The deep buzz of the chainsaw cracks through the early-morning haze and vibrates through my fingers and wrists. In a few hours, casual hikers and gangs of cyclists will arrive here at Lilydale Regional Park and travel its paths along the Mississippi River in St. Paul.
Conservation Corps Minnesota and Iowa is a nonprofit organization that gives young people ages 15 to 25 hands-on learning opportunities that connect them with the outdoors, conservation work, environmental stewardship, and community service.
Corps members focus on skills that align with careers in natural resources. Work assignments include buckthorn removal, prescribed burns, and trail maintenance, says Elise Peterson, director of development, marketing, and communications. Members might also assist with fighting wildfires and flood relief.
As partners, federal and state agencies, local soil and water conservation districts, counties, cities, and universities all provide service-learning experiences. Conservation Corps also offers individual placements, similar to internships, with the DNR and other agencies.
"A lot of our alumni are going on to work within the DNR or the National Park Service," says Peterson. "But we also give our youth and young adults very broad leadership training, so they can go on and do anything they want."
Learn more and apply for the program.
My helmet is on, earmuffs are clamped down, and the face shield is snapped into place. My hands are unrecognizable in thick leather gloves as my fingers clutch the chainsaw handles. The hazard-orange Kevlar chaps scrape against each other as my steel-toed boots shuffle through fallen branches. Behind me, three other Conservation Corps Minnesota and Iowa crew members each rev their own chainsaws. Then we step into the woods to conquer invasive buckthorn and sprawling black locust trees.
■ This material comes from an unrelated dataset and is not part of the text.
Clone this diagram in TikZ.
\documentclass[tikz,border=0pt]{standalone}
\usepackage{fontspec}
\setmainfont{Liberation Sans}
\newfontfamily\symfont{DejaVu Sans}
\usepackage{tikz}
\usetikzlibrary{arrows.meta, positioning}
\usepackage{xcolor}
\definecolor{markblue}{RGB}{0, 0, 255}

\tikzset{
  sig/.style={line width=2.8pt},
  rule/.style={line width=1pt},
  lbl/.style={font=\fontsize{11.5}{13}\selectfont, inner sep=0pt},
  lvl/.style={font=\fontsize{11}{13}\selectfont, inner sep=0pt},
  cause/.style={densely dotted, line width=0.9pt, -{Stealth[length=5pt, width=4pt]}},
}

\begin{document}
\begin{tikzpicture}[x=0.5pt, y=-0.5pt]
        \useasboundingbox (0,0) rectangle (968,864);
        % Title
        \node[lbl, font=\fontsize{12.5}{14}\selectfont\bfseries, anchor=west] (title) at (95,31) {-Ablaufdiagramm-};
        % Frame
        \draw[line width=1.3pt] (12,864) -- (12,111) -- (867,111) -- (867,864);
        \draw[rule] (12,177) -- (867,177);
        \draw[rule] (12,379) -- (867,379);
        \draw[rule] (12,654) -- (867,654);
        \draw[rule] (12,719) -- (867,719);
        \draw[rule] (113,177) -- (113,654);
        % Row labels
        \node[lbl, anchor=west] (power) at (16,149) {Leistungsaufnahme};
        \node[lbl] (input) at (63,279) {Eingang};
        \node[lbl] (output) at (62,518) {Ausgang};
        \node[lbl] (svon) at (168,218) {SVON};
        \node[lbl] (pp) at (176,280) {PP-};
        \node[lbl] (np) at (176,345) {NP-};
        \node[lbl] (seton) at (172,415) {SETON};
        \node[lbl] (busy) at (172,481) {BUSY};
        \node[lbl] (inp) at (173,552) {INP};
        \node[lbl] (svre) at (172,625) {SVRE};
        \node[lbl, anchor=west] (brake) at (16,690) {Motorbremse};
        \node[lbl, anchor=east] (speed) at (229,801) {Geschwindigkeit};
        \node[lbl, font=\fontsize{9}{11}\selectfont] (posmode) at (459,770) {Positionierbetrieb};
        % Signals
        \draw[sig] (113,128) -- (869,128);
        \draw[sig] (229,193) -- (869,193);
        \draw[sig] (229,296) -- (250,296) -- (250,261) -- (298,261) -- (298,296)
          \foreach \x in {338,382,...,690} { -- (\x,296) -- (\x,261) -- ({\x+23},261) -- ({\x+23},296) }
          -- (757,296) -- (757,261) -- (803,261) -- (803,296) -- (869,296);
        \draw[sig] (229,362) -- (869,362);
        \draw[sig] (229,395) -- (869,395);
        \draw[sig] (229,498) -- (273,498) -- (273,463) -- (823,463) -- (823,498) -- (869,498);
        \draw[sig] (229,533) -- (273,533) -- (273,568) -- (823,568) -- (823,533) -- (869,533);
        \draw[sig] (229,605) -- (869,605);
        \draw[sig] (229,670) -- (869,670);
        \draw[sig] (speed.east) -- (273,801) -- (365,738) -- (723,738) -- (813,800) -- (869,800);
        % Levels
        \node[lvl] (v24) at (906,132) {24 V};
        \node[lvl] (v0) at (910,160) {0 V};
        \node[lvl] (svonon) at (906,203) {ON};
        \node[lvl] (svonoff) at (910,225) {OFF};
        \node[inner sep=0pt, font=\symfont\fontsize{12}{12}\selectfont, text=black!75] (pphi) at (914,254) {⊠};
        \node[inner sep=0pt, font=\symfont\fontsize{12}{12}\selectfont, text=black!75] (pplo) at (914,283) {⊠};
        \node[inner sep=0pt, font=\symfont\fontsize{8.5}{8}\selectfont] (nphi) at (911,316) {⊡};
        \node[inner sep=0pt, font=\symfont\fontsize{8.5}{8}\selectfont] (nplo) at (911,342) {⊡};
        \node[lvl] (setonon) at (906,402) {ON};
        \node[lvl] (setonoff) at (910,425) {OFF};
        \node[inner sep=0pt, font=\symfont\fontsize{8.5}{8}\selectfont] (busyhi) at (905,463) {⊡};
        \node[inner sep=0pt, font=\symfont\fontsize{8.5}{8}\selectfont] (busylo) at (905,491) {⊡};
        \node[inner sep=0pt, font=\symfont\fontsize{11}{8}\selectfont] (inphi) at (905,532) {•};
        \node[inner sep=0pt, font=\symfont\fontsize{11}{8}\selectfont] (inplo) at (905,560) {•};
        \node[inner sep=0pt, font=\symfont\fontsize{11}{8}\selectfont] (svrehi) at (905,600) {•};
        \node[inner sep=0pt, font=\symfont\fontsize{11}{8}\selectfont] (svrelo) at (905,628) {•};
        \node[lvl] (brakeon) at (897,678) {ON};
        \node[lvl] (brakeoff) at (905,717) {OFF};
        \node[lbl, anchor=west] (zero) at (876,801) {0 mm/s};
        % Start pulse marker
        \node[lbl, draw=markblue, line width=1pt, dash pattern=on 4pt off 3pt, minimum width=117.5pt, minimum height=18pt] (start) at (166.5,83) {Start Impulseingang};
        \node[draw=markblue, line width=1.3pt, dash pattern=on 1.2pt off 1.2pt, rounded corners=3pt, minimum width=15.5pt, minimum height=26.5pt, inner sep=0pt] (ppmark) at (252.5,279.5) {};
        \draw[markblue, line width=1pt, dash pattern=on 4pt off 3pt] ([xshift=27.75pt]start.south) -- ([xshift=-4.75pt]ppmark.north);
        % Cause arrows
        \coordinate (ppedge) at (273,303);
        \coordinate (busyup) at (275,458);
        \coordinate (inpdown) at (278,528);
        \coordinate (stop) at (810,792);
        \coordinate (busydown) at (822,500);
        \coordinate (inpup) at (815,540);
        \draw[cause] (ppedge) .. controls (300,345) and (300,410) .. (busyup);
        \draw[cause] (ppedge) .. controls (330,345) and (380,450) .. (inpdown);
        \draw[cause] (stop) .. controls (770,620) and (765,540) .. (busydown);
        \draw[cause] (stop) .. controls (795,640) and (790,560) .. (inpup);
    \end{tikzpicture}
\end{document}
I was born in St. Paul 22 years ago, and my childhood in Minnesota taught me an early appreciation for preservation and conservation of the natural world. These values are ingrained into our state's very essence—from the Clean Water, Land and Legacy Amendment to quality local and state parks to citizens who spend weekends exploring the outdoors. We Minnesotans may not have mountains or oceans, but we have the thundering Mississippi River, towering bluffs, crashing Lake Superior, and thriving urban parks.
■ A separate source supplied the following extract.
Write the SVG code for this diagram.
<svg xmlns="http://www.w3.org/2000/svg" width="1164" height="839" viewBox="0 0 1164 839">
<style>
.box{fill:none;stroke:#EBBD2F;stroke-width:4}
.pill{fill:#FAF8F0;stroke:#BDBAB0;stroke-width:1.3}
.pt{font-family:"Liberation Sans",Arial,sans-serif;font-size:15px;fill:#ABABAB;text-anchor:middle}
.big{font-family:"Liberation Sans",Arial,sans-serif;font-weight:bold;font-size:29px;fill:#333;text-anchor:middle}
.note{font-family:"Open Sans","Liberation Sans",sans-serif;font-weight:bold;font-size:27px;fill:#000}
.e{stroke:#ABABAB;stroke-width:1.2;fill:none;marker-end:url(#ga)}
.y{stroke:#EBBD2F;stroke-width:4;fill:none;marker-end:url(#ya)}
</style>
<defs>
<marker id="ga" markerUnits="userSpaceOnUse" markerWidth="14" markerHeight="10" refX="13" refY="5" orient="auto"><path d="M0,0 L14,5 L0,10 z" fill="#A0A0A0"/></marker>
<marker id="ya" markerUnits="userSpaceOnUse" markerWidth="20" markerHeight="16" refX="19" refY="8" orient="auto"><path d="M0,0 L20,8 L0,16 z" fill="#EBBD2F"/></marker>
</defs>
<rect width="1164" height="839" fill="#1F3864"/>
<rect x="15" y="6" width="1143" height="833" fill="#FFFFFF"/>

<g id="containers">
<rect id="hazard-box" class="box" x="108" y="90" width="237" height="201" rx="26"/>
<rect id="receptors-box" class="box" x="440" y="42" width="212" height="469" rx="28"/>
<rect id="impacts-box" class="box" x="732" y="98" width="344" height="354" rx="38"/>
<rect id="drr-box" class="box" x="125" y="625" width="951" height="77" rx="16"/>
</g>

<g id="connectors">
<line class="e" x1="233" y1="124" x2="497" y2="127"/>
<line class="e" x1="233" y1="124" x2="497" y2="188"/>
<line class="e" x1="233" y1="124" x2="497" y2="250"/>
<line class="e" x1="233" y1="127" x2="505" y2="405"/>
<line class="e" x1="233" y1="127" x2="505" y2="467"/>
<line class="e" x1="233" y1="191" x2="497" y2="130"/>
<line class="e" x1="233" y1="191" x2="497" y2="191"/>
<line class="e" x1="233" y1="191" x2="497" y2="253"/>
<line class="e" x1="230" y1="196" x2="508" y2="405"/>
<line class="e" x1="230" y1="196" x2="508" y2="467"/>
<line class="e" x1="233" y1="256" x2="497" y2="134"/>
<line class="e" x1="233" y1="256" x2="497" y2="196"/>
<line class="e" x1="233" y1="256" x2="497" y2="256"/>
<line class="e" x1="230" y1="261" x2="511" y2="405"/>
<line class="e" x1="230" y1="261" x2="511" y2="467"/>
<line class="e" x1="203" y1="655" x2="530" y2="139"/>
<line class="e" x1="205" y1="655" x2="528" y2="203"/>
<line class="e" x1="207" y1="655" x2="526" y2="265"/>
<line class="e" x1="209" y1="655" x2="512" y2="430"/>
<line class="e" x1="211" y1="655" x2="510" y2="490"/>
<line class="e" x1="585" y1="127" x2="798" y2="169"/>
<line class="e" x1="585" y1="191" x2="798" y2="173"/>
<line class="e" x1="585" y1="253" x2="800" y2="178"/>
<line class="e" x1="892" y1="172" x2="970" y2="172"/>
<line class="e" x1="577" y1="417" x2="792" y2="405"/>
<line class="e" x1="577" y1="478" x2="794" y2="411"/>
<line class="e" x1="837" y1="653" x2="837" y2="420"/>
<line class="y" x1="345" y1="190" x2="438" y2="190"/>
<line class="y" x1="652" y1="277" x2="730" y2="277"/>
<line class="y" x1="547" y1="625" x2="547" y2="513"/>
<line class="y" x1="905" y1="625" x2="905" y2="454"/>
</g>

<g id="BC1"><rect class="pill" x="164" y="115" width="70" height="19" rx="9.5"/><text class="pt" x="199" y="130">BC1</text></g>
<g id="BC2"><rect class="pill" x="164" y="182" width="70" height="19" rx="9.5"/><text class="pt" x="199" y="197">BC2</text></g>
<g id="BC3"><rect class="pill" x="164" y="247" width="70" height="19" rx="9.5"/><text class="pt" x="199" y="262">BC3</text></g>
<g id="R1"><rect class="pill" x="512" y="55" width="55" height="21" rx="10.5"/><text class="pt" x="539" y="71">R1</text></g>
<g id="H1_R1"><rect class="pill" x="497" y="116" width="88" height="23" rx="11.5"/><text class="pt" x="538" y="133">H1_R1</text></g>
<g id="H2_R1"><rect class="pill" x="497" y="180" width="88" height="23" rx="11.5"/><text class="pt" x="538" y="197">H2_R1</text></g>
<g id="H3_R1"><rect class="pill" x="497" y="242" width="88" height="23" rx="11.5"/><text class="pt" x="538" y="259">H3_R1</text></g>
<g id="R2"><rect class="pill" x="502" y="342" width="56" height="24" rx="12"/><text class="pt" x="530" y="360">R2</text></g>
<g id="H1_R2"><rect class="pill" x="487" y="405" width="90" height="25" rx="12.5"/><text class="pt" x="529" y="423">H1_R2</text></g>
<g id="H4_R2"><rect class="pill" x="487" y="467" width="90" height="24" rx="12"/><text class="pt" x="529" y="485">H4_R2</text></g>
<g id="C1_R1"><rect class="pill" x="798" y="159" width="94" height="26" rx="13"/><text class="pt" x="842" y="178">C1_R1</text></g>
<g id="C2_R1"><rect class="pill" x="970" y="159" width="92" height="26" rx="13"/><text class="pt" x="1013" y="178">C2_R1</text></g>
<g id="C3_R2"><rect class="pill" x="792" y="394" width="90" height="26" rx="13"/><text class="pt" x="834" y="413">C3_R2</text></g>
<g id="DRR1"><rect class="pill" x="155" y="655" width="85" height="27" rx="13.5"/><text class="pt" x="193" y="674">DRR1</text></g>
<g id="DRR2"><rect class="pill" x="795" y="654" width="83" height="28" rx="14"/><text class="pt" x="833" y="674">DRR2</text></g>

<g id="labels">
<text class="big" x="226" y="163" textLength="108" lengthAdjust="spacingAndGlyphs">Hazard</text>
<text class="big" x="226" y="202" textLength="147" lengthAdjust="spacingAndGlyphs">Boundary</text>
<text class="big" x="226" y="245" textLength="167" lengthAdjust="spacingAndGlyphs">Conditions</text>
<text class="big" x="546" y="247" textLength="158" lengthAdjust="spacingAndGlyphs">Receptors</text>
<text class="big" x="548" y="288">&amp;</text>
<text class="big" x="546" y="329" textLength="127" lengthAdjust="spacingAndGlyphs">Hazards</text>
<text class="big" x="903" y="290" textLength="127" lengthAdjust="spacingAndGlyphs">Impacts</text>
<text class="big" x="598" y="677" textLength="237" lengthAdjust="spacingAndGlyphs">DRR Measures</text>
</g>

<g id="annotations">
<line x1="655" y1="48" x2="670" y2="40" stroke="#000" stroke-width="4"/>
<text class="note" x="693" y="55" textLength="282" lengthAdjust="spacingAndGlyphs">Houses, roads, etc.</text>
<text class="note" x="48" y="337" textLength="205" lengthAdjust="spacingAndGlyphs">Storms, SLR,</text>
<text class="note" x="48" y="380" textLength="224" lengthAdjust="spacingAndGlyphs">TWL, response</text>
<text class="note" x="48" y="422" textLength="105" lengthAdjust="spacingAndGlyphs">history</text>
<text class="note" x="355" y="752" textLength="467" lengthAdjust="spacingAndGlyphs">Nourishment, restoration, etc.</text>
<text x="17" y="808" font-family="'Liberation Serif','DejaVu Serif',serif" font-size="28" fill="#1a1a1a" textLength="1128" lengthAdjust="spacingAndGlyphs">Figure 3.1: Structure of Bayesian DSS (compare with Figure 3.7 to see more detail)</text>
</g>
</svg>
In a time of increasing environmental challenges, my generation will need to fight to protect and restore our state's wild spaces. I didn't set out to be an environmentalist or a conservationist. After four years of college spent in libraries, lecture halls, and student unions, I joined Conservation Corps simply so I could spend my summer hours outside. However, over the past few months, I have done things I could never have imagined: felled large trees, cleared fields with a brush saw, hand-pulled thousands of thistles, and sodded future oak savannas. My arm muscles have hardened from carrying piles of brush, and my palms have roughened with blisters. Most important, I have come to appreciate working long days out in the sun, using my hands to make a difference.
My chainsaw rips into the side of a black locust. Wooden flakes spray off the chain and cling to my chaps. I carefully make a downward-angled slice into the trunk, then move around to the other side of the tree to make an upward stroke that meets my first cut. A triangular chunk one-third the size of the trunk pops out, leaving a space called the face cut. A good face cut is essential to effectively fell a tree.
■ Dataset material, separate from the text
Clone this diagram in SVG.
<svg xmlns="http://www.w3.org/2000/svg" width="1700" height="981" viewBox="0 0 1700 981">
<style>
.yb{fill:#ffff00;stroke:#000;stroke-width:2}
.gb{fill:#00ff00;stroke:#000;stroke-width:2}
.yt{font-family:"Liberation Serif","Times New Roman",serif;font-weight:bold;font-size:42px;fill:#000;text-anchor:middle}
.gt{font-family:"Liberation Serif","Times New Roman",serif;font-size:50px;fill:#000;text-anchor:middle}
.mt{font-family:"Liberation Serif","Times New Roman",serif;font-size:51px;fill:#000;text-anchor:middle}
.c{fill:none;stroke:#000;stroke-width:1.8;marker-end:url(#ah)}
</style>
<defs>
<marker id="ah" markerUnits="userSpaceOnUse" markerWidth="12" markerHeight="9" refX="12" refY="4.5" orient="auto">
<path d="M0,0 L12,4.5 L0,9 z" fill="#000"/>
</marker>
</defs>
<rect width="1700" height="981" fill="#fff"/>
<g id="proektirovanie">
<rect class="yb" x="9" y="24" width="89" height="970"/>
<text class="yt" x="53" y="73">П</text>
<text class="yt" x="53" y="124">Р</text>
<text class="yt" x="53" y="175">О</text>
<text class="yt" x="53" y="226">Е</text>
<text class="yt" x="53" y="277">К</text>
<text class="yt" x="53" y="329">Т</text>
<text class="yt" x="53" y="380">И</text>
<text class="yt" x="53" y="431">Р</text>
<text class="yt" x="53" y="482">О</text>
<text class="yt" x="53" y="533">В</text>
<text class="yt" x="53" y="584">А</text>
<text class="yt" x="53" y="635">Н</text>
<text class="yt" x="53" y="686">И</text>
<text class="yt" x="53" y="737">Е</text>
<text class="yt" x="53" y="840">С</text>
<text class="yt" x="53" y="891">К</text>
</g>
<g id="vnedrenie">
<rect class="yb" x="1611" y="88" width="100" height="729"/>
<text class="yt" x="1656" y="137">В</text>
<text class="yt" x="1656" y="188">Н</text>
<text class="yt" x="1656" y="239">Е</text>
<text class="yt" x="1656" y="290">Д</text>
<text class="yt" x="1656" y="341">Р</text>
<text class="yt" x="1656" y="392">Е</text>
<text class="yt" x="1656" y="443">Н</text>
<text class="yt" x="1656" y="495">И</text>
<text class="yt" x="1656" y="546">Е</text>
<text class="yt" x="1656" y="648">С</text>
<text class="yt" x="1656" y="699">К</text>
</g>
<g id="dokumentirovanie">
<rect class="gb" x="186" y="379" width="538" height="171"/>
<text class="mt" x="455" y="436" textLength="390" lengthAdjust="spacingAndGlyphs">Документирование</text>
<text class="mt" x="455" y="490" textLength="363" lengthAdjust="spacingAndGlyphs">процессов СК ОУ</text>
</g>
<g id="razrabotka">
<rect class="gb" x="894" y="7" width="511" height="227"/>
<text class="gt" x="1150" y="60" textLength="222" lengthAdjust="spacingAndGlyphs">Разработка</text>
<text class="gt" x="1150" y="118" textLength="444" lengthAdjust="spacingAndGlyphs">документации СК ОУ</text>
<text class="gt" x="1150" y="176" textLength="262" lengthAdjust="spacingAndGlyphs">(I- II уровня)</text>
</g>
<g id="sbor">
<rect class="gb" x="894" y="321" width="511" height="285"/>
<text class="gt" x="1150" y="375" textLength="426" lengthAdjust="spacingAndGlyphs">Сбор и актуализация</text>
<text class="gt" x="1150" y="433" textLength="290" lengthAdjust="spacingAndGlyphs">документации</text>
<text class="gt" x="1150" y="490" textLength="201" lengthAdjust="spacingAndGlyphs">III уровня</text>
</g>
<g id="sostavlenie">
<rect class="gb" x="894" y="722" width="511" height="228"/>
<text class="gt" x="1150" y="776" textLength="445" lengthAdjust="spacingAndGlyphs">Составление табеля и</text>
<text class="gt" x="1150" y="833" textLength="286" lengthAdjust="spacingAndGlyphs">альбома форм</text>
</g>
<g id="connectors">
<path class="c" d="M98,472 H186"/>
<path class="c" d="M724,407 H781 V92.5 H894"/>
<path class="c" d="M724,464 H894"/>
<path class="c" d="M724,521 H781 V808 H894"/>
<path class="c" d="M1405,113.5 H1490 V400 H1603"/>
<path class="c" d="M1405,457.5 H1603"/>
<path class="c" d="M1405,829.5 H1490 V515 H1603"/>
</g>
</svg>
I call out to my crew that I am about to make a back cut. Then I move to the side directly opposite from my face cut. As the chainsaw moves toward the face cut, I can hear the wood begin to crack, and the tree's weight slowly brings it to the ground.
If you had asked me six months ago whether I thought I would be cutting down trees or driving a huge pickup truck, I would have said "no." My previous jobs and internships involved a lot of typing on computers and taking notes in meetings. Those are important skills, but my experience with conservation work outdoors has inspired me as a woman because I've gained confidence in doing physical labor and using mechanized tools.
Three of the four people on my crew are women under 24. We are defying traditional gender roles and undermining the stereotype that my generation is less involved in the environment. Conservation work takes everyone's skills, talents, and passions to fight degradation of our natural resources.
At times the fight against invasive species can feel hopeless. We spend our days removing buckthorn, weed-whipping Canada thistle, and hand-pulling motherwort, only to come back a couple of weeks later and find them replaced by new invasive plants. The natural world may not return to exactly what it once was, but we have to try to limit the damage.
Next year there will be another black locust tree where it shouldn't be. But there will also be another Conservation Corps crew member using precision chainsaw techniques to trim it back. It will take a lot of effort and perhaps some lifestyle changes to prevent further harm, but many people my age are already making those sacrifices. We get dirty, make little money, and work hard, all because we believe wild and natural spaces are worth saving.
When the last chainsaw rumbles to a stop, the woods are suddenly quiet again. The thick summer air has cooled slightly, and the number of park visitors has thinned. My forearms are fatigued and plastered with a layer of wood dust. The chainsaw hangs by my thigh as we silently march back to the truck. Tomorrow we will be here again.